Expose memory to ZONE_MOVABLE -> no longterm pinning allowed.

Expose memory to ZONE_NORMAL -> longterm pinning allowed.

And if we don't even allow arbitrary kernel allocations to end up
ZONE_NORMAL of these special nodes, we can just start using ZONE_NORMAL
and let user space (using vfio/iouring fixed buffers etc) consume this
private memory with longterm pinning.

Just a random thought.

>
>
>>>
>>> The task dies and frees the pages back to the buddy - the question is
>>> whether the 4-5 free_folio paths (put_folio, put_unref_folios, etc) can
>>> all eat an ops.free_folio() callback to inform the driver the memory has
>>> been freed.
>>
>> Right, that's rather invasive.
>>
>
> Yeah i'm trying to avoid it, and the answer may actually just exist in
> the task-death and VMA cleanup path rather than the folio-free path.
>
> From what i've seen of accelerator drivers that implement this, when you
> inform the driver of a memory region with a task, the driver should have
> a mechanism to take references on that VMA (or something like this) - so
> that when the task dies the driver has a way to be notified of the VMA
> being cleaned up.
>
> This probably exists - I just haven't gotten there yet.

That sounds reasonable.
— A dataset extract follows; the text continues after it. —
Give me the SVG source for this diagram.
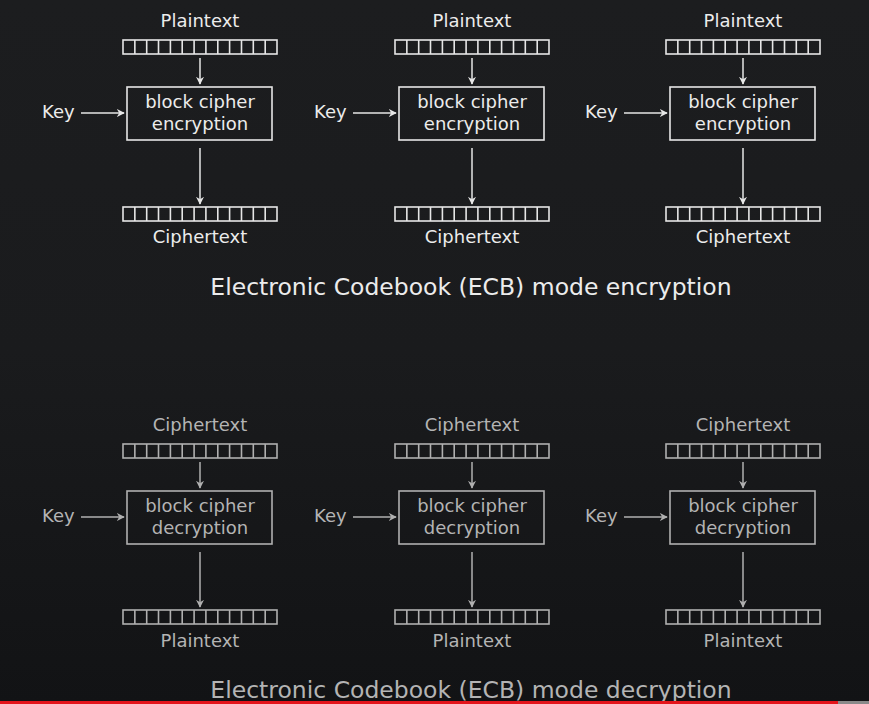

Alternatively, maybe the buddy can just inform
the driver about pages getting freed?

Again, just a another random thought. But if these nodes are already
special-private, then why not enlighten the buddy in some way.

That also aligns with my "buddy rejects to hand out free pages if the
device says no" case.

Something to thinker about.

--
Cheers,

David